• _Job_
Leave out the images; return the rest of the data exactly.

-- START OF Dataset section --

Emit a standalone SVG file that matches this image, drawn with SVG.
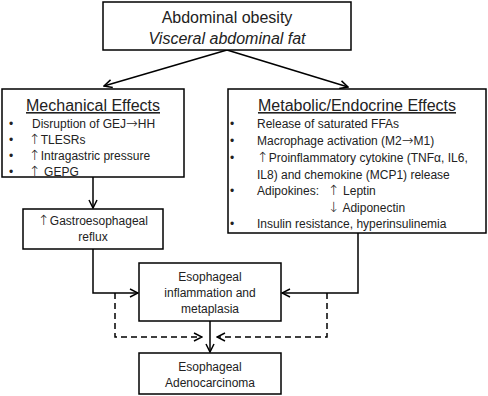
<svg xmlns="http://www.w3.org/2000/svg" width="488" height="396" viewBox="0 0 488 396">
<defs>
<marker id="ah" markerWidth="10" markerHeight="10" refX="9" refY="5" orient="auto" markerUnits="userSpaceOnUse">
<path d="M1,1 L9,5 L1,9" fill="none" stroke="#000" stroke-width="1.5"/>
</marker>
</defs>
<style>
text{font-family:"Liberation Sans",Arial,sans-serif;fill:#222;}
.ar{font-family:"DejaVu Sans",sans-serif;font-size:14px;font-weight:200;}
.box{fill:#fff;stroke:#000;stroke-width:1.5;}
.t17{font-size:16px;}
.t13{font-size:12px;}
.ln{fill:none;stroke:#000;stroke-width:1.5;}
.dash{fill:none;stroke:#000;stroke-width:1.5;stroke-dasharray:6,4;}
</style>
<rect width="488" height="396" fill="#fff"/>
<g id="connectors">
<path class="ln" d="M227,50 L104,86" marker-end="url(#ah)"/>
<path class="ln" d="M227,50 L348,87" marker-end="url(#ah)"/>
<path class="ln" d="M93,177 L93,208" marker-end="url(#ah)"/>
<path class="ln" d="M93,249 L93,293 L138,293" marker-end="url(#ah)"/>
<path class="ln" d="M358,233 L358,293 L282,293" marker-end="url(#ah)"/>
<path class="ln" d="M210,321 L210,352" marker-end="url(#ah)"/>
<path class="dash" d="M115,293 L115,337 L202,337" marker-end="url(#ah)"/>
<path class="dash" d="M327,293 L327,337 L217,337" marker-end="url(#ah)"/>
</g>
<g id="obesity">
<rect class="box" x="103" y="2" width="248" height="48"/>
<text class="t17" x="227" y="23" text-anchor="middle">Abdominal obesity</text>
<text class="t17" x="227" y="44" text-anchor="middle" font-style="italic">Visceral abdominal fat</text>
</g>
<g id="mechanical">
<rect class="box" x="2" y="89" width="182" height="88"/>
<text class="t17" x="93" y="111" text-anchor="middle" text-decoration="underline">Mechanical Effects</text>
<text class="t13" x="9" y="128">•</text>
<text class="t13" x="32" y="128">Disruption of GEJ<tspan class="ar">→</tspan>HH</text>
<text class="t13" x="9" y="144">•</text>
<text class="t13" x="29" y="144"><tspan class="ar">↑</tspan>TLESRs</text>
<text class="t13" x="9" y="160">•</text>
<text class="t13" x="29" y="160"><tspan class="ar">↑</tspan>Intragastric pressure</text>
<text class="t13" x="9" y="176">•</text>
<text class="t13" x="29" y="176"><tspan class="ar">↑</tspan> GEPG</text>
</g>
<g id="metabolic">
<rect class="box" x="228" y="89" width="258" height="144"/>
<text class="t17" x="357" y="111" text-anchor="middle" text-decoration="underline">Metabolic/Endocrine Effects</text>
<text class="t13" x="230" y="128">•</text>
<text class="t13" x="257" y="128">Release of saturated FFAs</text>
<text class="t13" x="230" y="145">•</text>
<text class="t13" x="257" y="145">Macrophage activation (M2<tspan class="ar">→</tspan>M1)</text>
<text class="t13" x="230" y="162">•</text>
<text class="t13" x="257" y="162"><tspan class="ar">↑</tspan>Proinflammatory cytokine (TNFα, IL6,</text>
<text class="t13" x="257" y="179">IL8) and chemokine (MCP1) release</text>
<text class="t13" x="230" y="195">•</text>
<text class="t13" x="257" y="195">Adipokines:</text>
<text class="t13" x="328" y="195"><tspan class="ar">↑</tspan> Leptin</text>
<text class="t13" x="328" y="212"><tspan class="ar">↓</tspan> Adiponectin</text>
<text class="t13" x="230" y="228">•</text>
<text class="t13" x="257" y="228">Insulin resistance, hyperinsulinemia</text>
</g>
<g id="reflux">
<rect class="box" x="23" y="209" width="140" height="40"/>
<text class="t13" x="93" y="225" text-anchor="middle"><tspan class="ar">↑</tspan>Gastroesophageal</text>
<text class="t13" x="93" y="241" text-anchor="middle">reflux</text>
</g>
<g id="inflammation">
<rect class="box" x="139" y="263" width="142" height="58"/>
<text class="t13" x="210" y="281" text-anchor="middle">Esophageal</text>
<text class="t13" x="210" y="297" text-anchor="middle">inflammation and</text>
<text class="t13" x="210" y="313" text-anchor="middle">metaplasia</text>
</g>
<g id="adenocarcinoma">
<rect class="box" x="139" y="353" width="142" height="41"/>
<text class="t13" x="210" y="371" text-anchor="middle">Esophageal</text>
<text class="t13" x="210" y="387" text-anchor="middle">Adenocarcinoma</text>
</g>
</svg>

-- END OF Dataset section --

• _Full solution_
Emit a standalone SVG file that matches this image, drawn with SVG.
<svg xmlns="http://www.w3.org/2000/svg" width="488" height="396" viewBox="0 0 488 396">
<defs>
<marker id="ah" markerWidth="10" markerHeight="10" refX="9" refY="5" orient="auto" markerUnits="userSpaceOnUse">
<path d="M1,1 L9,5 L1,9" fill="none" stroke="#000" stroke-width="1.5"/>
</marker>
</defs>
<style>
text{font-family:"Liberation Sans",Arial,sans-serif;fill:#222;}
.ar{font-family:"DejaVu Sans",sans-serif;font-size:14px;font-weight:200;}
.box{fill:#fff;stroke:#000;stroke-width:1.5;}
.t17{font-size:16px;}
.t13{font-size:12px;}
.ln{fill:none;stroke:#000;stroke-width:1.5;}
.dash{fill:none;stroke:#000;stroke-width:1.5;stroke-dasharray:6,4;}
</style>
<rect width="488" height="396" fill="#fff"/>
<g id="connectors">
<path class="ln" d="M227,50 L104,86" marker-end="url(#ah)"/>
<path class="ln" d="M227,50 L348,87" marker-end="url(#ah)"/>
<path class="ln" d="M93,177 L93,208" marker-end="url(#ah)"/>
<path class="ln" d="M93,249 L93,293 L138,293" marker-end="url(#ah)"/>
<path class="ln" d="M358,233 L358,293 L282,293" marker-end="url(#ah)"/>
<path class="ln" d="M210,321 L210,352" marker-end="url(#ah)"/>
<path class="dash" d="M115,293 L115,337 L202,337" marker-end="url(#ah)"/>
<path class="dash" d="M327,293 L327,337 L217,337" marker-end="url(#ah)"/>
</g>
<g id="obesity">
<rect class="box" x="103" y="2" width="248" height="48"/>
<text class="t17" x="227" y="23" text-anchor="middle">Abdominal obesity</text>
<text class="t17" x="227" y="44" text-anchor="middle" font-style="italic">Visceral abdominal fat</text>
</g>
<g id="mechanical">
<rect class="box" x="2" y="89" width="182" height="88"/>
<text class="t17" x="93" y="111" text-anchor="middle" text-decoration="underline">Mechanical Effects</text>
<text class="t13" x="9" y="128">•</text>
<text class="t13" x="32" y="128">Disruption of GEJ<tspan class="ar">→</tspan>HH</text>
<text class="t13" x="9" y="144">•</text>
<text class="t13" x="29" y="144"><tspan class="ar">↑</tspan>TLESRs</text>
<text class="t13" x="9" y="160">•</text>
<text class="t13" x="29" y="160"><tspan class="ar">↑</tspan>Intragastric pressure</text>
<text class="t13" x="9" y="176">•</text>
<text class="t13" x="29" y="176"><tspan class="ar">↑</tspan> GEPG</text>
</g>
<g id="metabolic">
<rect class="box" x="228" y="89" width="258" height="144"/>
<text class="t17" x="357" y="111" text-anchor="middle" text-decoration="underline">Metabolic/Endocrine Effects</text>
<text class="t13" x="230" y="128">•</text>
<text class="t13" x="257" y="128">Release of saturated FFAs</text>
<text class="t13" x="230" y="145">•</text>
<text class="t13" x="257" y="145">Macrophage activation (M2<tspan class="ar">→</tspan>M1)</text>
<text class="t13" x="230" y="162">•</text>
<text class="t13" x="257" y="162"><tspan class="ar">↑</tspan>Proinflammatory cytokine (TNFα, IL6,</text>
<text class="t13" x="257" y="179">IL8) and chemokine (MCP1) release</text>
<text class="t13" x="230" y="195">•</text>
<text class="t13" x="257" y="195">Adipokines:</text>
<text class="t13" x="328" y="195"><tspan class="ar">↑</tspan> Leptin</text>
<text class="t13" x="328" y="212"><tspan class="ar">↓</tspan> Adiponectin</text>
<text class="t13" x="230" y="228">•</text>
<text class="t13" x="257" y="228">Insulin resistance, hyperinsulinemia</text>
</g>
<g id="reflux">
<rect class="box" x="23" y="209" width="140" height="40"/>
<text class="t13" x="93" y="225" text-anchor="middle"><tspan class="ar">↑</tspan>Gastroesophageal</text>
<text class="t13" x="93" y="241" text-anchor="middle">reflux</text>
</g>
<g id="inflammation">
<rect class="box" x="139" y="263" width="142" height="58"/>
<text class="t13" x="210" y="281" text-anchor="middle">Esophageal</text>
<text class="t13" x="210" y="297" text-anchor="middle">inflammation and</text>
<text class="t13" x="210" y="313" text-anchor="middle">metaplasia</text>
</g>
<g id="adenocarcinoma">
<rect class="box" x="139" y="353" width="142" height="41"/>
<text class="t13" x="210" y="371" text-anchor="middle">Esophageal</text>
<text class="t13" x="210" y="387" text-anchor="middle">Adenocarcinoma</text>
</g>
</svg>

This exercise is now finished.